Project-Based Learning (PBL) is an educational approach that uses projects to activate core competencies like communication, creative and critical thinking, and social responsibility.  As a teaching philosophy, it has a uniquely Canadian history, first used as effective way to teach medicine at McMaster University in Hamilton, Ontario. There is a significant and growing body of research on the effectiveness of PBL and it is well established as being an excellent way to improve retention, deepen understanding, and increase engagement.  

The goal in PBL is to introduce the student to subject knowledge in a way that is more authentic and mimics the practice of experts in that domain.  Starting with a real-world problem, students are encouraged to explore, discuss, and prototype early solutions. During this time, it will become necessary to develop subject knowledge that is critical for the project’s success.  When building a solar-tracking system, for example, students will encounter sinusodal and linear functions, basic circuitry, soldering, electronics, micro-controllers, coding, and the physics of semi-conductors and energy storage.  Given the breadth of knowledge and exploration required, projects are usually between 4 and 6 weeks long.

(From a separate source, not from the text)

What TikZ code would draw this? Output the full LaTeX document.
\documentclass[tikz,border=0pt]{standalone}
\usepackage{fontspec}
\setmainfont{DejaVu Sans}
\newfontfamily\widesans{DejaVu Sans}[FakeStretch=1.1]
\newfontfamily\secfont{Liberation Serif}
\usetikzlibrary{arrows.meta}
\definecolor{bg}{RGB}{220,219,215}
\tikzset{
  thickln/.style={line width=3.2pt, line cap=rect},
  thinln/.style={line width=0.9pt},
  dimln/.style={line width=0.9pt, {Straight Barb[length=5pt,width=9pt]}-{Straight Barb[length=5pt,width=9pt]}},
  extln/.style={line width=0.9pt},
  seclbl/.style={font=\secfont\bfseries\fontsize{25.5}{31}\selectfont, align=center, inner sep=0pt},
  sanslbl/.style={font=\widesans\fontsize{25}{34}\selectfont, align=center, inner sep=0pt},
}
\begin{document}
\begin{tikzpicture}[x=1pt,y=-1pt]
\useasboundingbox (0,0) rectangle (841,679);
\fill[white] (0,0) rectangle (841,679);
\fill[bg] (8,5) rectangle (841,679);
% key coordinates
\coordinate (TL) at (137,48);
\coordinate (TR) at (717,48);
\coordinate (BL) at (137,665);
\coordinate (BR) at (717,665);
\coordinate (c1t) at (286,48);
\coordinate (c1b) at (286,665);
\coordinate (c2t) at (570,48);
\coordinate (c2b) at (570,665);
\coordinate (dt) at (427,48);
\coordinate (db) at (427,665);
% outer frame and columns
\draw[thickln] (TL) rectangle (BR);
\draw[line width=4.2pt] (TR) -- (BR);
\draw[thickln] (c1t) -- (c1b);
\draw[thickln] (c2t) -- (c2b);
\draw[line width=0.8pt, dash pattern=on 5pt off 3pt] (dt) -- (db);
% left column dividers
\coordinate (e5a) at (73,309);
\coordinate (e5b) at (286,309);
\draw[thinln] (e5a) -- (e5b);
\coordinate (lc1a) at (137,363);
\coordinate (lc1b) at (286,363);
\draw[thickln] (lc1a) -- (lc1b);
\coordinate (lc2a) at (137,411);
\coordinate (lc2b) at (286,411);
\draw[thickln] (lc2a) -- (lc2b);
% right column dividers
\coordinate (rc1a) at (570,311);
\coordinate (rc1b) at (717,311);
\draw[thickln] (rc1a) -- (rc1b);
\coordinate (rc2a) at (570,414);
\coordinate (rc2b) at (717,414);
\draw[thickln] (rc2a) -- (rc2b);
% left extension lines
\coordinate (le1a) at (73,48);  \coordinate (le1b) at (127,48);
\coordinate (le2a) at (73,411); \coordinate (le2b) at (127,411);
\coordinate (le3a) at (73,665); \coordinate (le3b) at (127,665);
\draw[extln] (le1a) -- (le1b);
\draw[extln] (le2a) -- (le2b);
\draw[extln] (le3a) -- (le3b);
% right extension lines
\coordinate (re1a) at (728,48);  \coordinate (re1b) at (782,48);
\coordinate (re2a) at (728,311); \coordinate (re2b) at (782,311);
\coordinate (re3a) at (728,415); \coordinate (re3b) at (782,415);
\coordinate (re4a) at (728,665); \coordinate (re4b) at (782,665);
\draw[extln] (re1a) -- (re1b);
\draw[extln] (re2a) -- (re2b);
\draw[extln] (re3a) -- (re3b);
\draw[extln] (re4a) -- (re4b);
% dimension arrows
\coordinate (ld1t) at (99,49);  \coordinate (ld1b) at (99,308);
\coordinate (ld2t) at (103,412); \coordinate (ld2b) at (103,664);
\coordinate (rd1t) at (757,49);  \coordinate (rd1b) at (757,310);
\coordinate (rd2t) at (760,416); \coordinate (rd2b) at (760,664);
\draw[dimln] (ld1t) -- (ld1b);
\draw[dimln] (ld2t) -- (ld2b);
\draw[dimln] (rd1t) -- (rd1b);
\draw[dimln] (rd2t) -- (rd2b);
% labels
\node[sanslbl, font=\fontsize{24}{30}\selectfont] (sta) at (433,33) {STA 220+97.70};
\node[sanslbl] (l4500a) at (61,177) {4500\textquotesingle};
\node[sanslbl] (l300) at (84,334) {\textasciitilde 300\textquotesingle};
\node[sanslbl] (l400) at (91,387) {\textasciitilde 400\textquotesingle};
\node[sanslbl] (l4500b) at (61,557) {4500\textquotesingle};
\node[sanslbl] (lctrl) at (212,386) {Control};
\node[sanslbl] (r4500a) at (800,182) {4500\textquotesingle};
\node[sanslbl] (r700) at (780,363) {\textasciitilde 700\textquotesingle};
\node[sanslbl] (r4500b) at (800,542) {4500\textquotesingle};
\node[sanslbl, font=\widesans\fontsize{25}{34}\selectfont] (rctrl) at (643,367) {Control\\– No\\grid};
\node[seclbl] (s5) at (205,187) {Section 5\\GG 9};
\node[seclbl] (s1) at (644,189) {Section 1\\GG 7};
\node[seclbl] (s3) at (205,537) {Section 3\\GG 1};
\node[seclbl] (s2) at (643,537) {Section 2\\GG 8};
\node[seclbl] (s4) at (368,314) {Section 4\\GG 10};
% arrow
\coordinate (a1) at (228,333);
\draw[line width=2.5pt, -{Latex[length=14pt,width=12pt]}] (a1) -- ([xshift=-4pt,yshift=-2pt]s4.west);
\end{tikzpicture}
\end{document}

The iterative design cycle is common to all projects.  The idea behind iterations is to build solutions many times, building on the successes of past trials, and compensating for failures.  This is encapsulated in our motto, “Fail Fast, Fail Often”. During this process, students develop critical analysis and technical skills that are the bedrock of creative and critical thinking.  In this framework, failure is the ultimate teacher.

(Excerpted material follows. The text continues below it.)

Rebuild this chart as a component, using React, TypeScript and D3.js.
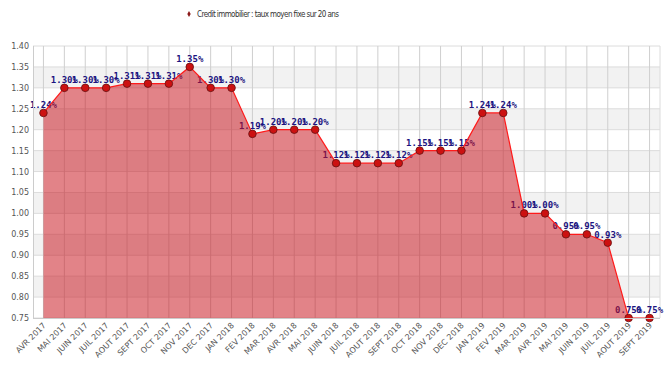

Finally, PBL is cooperative.  In every project, students work in groups to develop key competencies in communication and social responsibility.  This social learning approach is the lifeblood of the projects and there is a significant focus on developing strong project management skills including research, planning, design, presentation, testing, and analysis.  Graduates from Templeton STEM program often comment that they are leagues ahead of their peers in this regard.